Last summer, the Environmental Working Group (EWG) published a paper describing a model to estimate the number of cancer cases and adverse birth outcomes that could be attributed to drinking water contaminated with nitrates. This model relies on epidemiological studies that have looked at populations and found an increased risk of health problems above various nitrate concentrations. Applying the model nationwide, EWG estimated that between 2,300 and 12,500 cases of cancer and over 4,500 adverse birth outcomes could be attributed to nitrate-contaminated drinking water each year.

Given the widespread nitrate contamination in Wisconsin, we were interested in applying the model to Wisconsin specifically to see what health burden nitrate exposure is imposing on the state.  In order to apply the model, we needed to estimate the number of people in the state who are drinking water with nitrates above certain threshold concentrations identified in the epidemiological studies.

Nitrate concentrations in public water supplies were obtained from the reports of routine testing required of community water system. For private well concentrations, we used two estimates, since there is no standardized testing of private wells in the state. First, we used nitrate concentrations measured in a Department of Agriculture, Trade and Consumer Protection survey intended to be representative of groundwater quality around the state. Second, we used nitrate tests submitted to the Department of Natural Resources as required for new wells or existing wells needing maintenance.

Regardless of the range, even one additional case of cancer or adverse birth outcome is one too many since everyone should have access to clean and safe drinking water.

Using this model, we estimate that 120-300 cases of cancer and over 70 adverse birth outcomes each year could be attributed to nitrate-contaminated drinking water in Wisconsin.  This results in direct medical cost estimates of between $16 and $40 million per year, along with potential additional lost productivity costs of $63-$160 million per year.

The range of values reflect the different findings regarding the relative risk of nitrate exposure in the epidemiological studies underpinning the model, as well as variation in private well contamination estimates from the two datasets we used.

Regardless of the range, even one additional case of cancer or adverse birth outcome is one too many since everyone should have access to clean and safe drinking water.

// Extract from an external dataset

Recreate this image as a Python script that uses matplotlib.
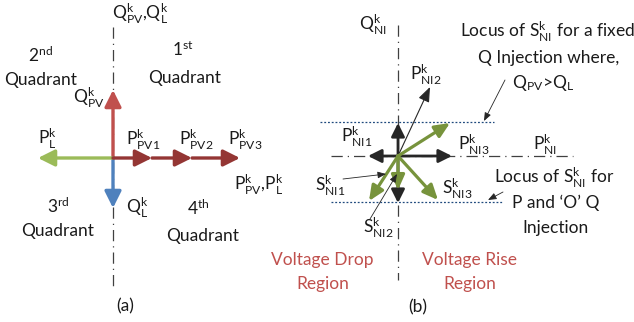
import matplotlib
matplotlib.use("Agg")
import matplotlib.pyplot as plt

plt.rcParams['font.family'] = ['Lato', 'DejaVu Sans']
plt.rcParams['mathtext.fontset'] = 'custom'
plt.rcParams['mathtext.rm'] = 'Lato'
plt.rcParams['mathtext.it'] = 'Lato:italic'

# ---- panel (a) data (pixel coordinates of the diagram) ----
origin_a = (113, 158)
q_pv_tip = (113, 90)
q_l_tip = (113, 208)
p_l_tip = (38, 158)
p_pv_tips = [(152, 158), (192, 158), (240, 158)]

# ---- panel (b) data ----
origin_b = (398, 156)
black_tips = [(398, 123), (368, 156), (452, 156), (398, 203)]
p_ni2_tip = (430, 87)
green_tips = [(450, 123), (369, 201), (438, 200), (398, 190)]
locus_upper_y = 122
locus_lower_y = 202

RED = '#c0504d'
DRED = '#943634'
BLUE = '#4f81bd'
GREEN = '#77933c'
LGREEN = '#9bbb59'
BLACK = '#262626'
TXT = '#1a1a1a'

fig = plt.figure(figsize=(6.34, 3.22), dpi=100)
ax = fig.add_axes([0, 0, 1, 1])
ax.set_xlim(0, 634)
ax.set_ylim(322, 0)
ax.axis('off')

dashdot = (0, (9, 4, 1, 4))


def arrow(start, tip, color, lw=2.4, hl=1.0, hw=0.5):
    ax.annotate('', xy=tip, xytext=start,
                arrowprops=dict(arrowstyle=f'-|>,head_length={hl},head_width={hw}',
                                lw=lw, color=color, shrinkA=0, shrinkB=0))


def lab(base, sup, sub):
    return base + r'$^{\mathrm{' + sup + r'}}_{\mathrm{' + sub + r'}}$'


fs = 12.5

# ---- panel (a) ----
ax.plot([113, 113], [27, 286], color='#404040', lw=0.9, linestyle=dashdot)
arrow(origin_a, q_pv_tip, RED)
arrow(origin_a, q_l_tip, BLUE)
arrow(origin_a, p_l_tip, LGREEN)
prev = origin_a
for t in p_pv_tips:
    arrow(prev, t, DRED)
    prev = t

ax.text(140, 14, lab('Q', 'k', 'PV') + ',' + lab('Q', 'k', 'L'), fontsize=fs, ha='center', va='center', color=TXT)
ax.text(40, 55, r'2$^{\mathrm{nd}}$', fontsize=fs, ha='center', va='center', color=TXT)
ax.text(41, 80, 'Quadrant', fontsize=fs, ha='center', va='center', color=TXT)
ax.text(183, 50, r'1$^{\mathrm{st}}$', fontsize=fs, ha='center', va='center', color=TXT)
ax.text(185, 78, 'Quadrant', fontsize=fs, ha='center', va='center', color=TXT)
ax.text(89, 98, lab('Q', 'k', 'PV'), fontsize=fs, ha='center', va='center', color=TXT)
ax.text(47, 139, lab('P', 'k', 'L'), fontsize=fs, ha='center', va='center', color=TXT)
for x, s in zip([143, 196, 245], ['PV1', 'PV2', 'PV3']):
    ax.text(x, 140, lab('P', 'k', s), fontsize=fs, ha='center', va='center', color=TXT)
ax.text(259, 185, lab('P', 'k', 'PV') + ',' + lab('P', 'k', 'L'), fontsize=fs, ha='center', va='center', color=TXT)
ax.text(58, 206, r'3$^{\mathrm{rd}}$', fontsize=fs, ha='center', va='center', color=TXT)
ax.text(58, 231, 'Quadrant', fontsize=fs, ha='center', va='center', color=TXT)
ax.text(137, 208, lab('Q', 'k', 'L'), fontsize=fs, ha='center', va='center', color=TXT)
ax.text(198, 208, r'4$^{\mathrm{th}}$', fontsize=fs, ha='center', va='center', color=TXT)
ax.text(203, 236, 'Quadrant', fontsize=fs, ha='center', va='center', color=TXT)
ax.text(125, 306, '(a)', fontsize=fs, ha='center', va='center', color=TXT)

# ---- panel (b) ----
ax.plot([398, 398], [25, 280], color='#404040', lw=0.9, linestyle=dashdot)
ax.plot([331, 573], [156, 156], color='#404040', lw=0.9, linestyle=dashdot)
ax.plot([320, 494], [locus_upper_y, locus_upper_y], color='#1f497d', lw=0.9, linestyle=(0, (1.5, 1.5)))
ax.plot([331, 503], [locus_lower_y, locus_lower_y], color='#1f497d', lw=0.9, linestyle=(0, (1.5, 1.5)))

for t in black_tips:
    arrow(origin_b, t, BLACK, lw=2.0, hl=0.8, hw=0.4)
arrow(origin_b, p_ni2_tip, BLACK, lw=0.8, hl=0.9, hw=0.35)
for t in green_tips:
    arrow(origin_b, t, GREEN, lw=2.3, hl=0.9, hw=0.4)

# leader arrows
arrow((343, 179), (386, 174), BLACK, lw=0.6, hl=0.5, hw=0.2)
arrow((370, 219), (397, 174), BLACK, lw=0.6, hl=0.5, hw=0.2)
arrow((505, 80), (484, 121), BLACK, lw=0.6, hl=0.5, hw=0.2)
arrow((503, 192), (488, 200), BLACK, lw=0.6, hl=0.5, hw=0.2)

ax.text(373, 25, lab('Q', 'k', 'NI'), fontsize=fs, ha='center', va='center', color=TXT)
ax.text(547, 32, 'Locus of ' + lab('S', 'k', 'NI') + ' for a fixed', fontsize=fs, ha='center', va='center', color=TXT)
ax.text(549, 58, 'Q Injection where,', fontsize=fs, ha='center', va='center', color=TXT)
ax.text(543, 83, r'Q$_{\mathrm{PV}}$>Q$_{\mathrm{L}}$', fontsize=fs, ha='center', va='center', color=TXT)
ax.text(426, 75, lab('P', 'k', 'NI2'), fontsize=fs, ha='center', va='center', color=TXT)
ax.text(357, 137, lab('P', 'k', 'NI1'), fontsize=fs, ha='center', va='center', color=TXT)
ax.text(474, 145, lab('P', 'k', 'NI3'), fontsize=fs, ha='center', va='center', color=TXT)
ax.text(545, 145, lab('P', 'k', 'NI'), fontsize=fs, ha='center', va='center', color=TXT)
ax.text(554, 178, 'Locus of ' + lab('S', 'k', 'NI') + ' for', fontsize=fs, ha='center', va='center', color=TXT)
ax.text(556, 203, 'P and \u2018O\u2019 Q', fontsize=fs, ha='center', va='center', color=TXT)
ax.text(555, 228, 'Injection', fontsize=fs, ha='center', va='center', color=TXT)
ax.text(457, 189, lab('S', 'k', 'NI3'), fontsize=fs, ha='center', va='center', color=TXT)
ax.text(330, 186, lab('S', 'k', 'NI1'), fontsize=fs, ha='center', va='center', color=TXT)
ax.text(378, 228, lab('S', 'k', 'NI2'), fontsize=fs, ha='center', va='center', color=TXT)
ax.text(322, 260, 'Voltage Drop', fontsize=fs, ha='center', va='center', color=RED)
ax.text(323, 284, 'Region', fontsize=fs, ha='center', va='center', color=RED)
ax.text(470, 260, 'Voltage Rise', fontsize=fs, ha='center', va='center', color=RED)
ax.text(470, 284, 'Region', fontsize=fs, ha='center', va='center', color=RED)
ax.text(418, 307, '(b)', fontsize=fs, ha='center', va='center', color=TXT)

fig.savefig('out.png', dpi=100)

Our research puts a number on the nitrate pollution crisis being felt around the state, further impressing upon state decision makers to find a solution to this problem. Not only is this a serious threat to human health, but it has a major impact on our state’s economy. The longer we wait, the harder and more expensive it becomes to solve this issue.

Above all, each day without a solution also means that the health and wellbeing of real people around the state are at risk. That alone should be enough of a reason for action.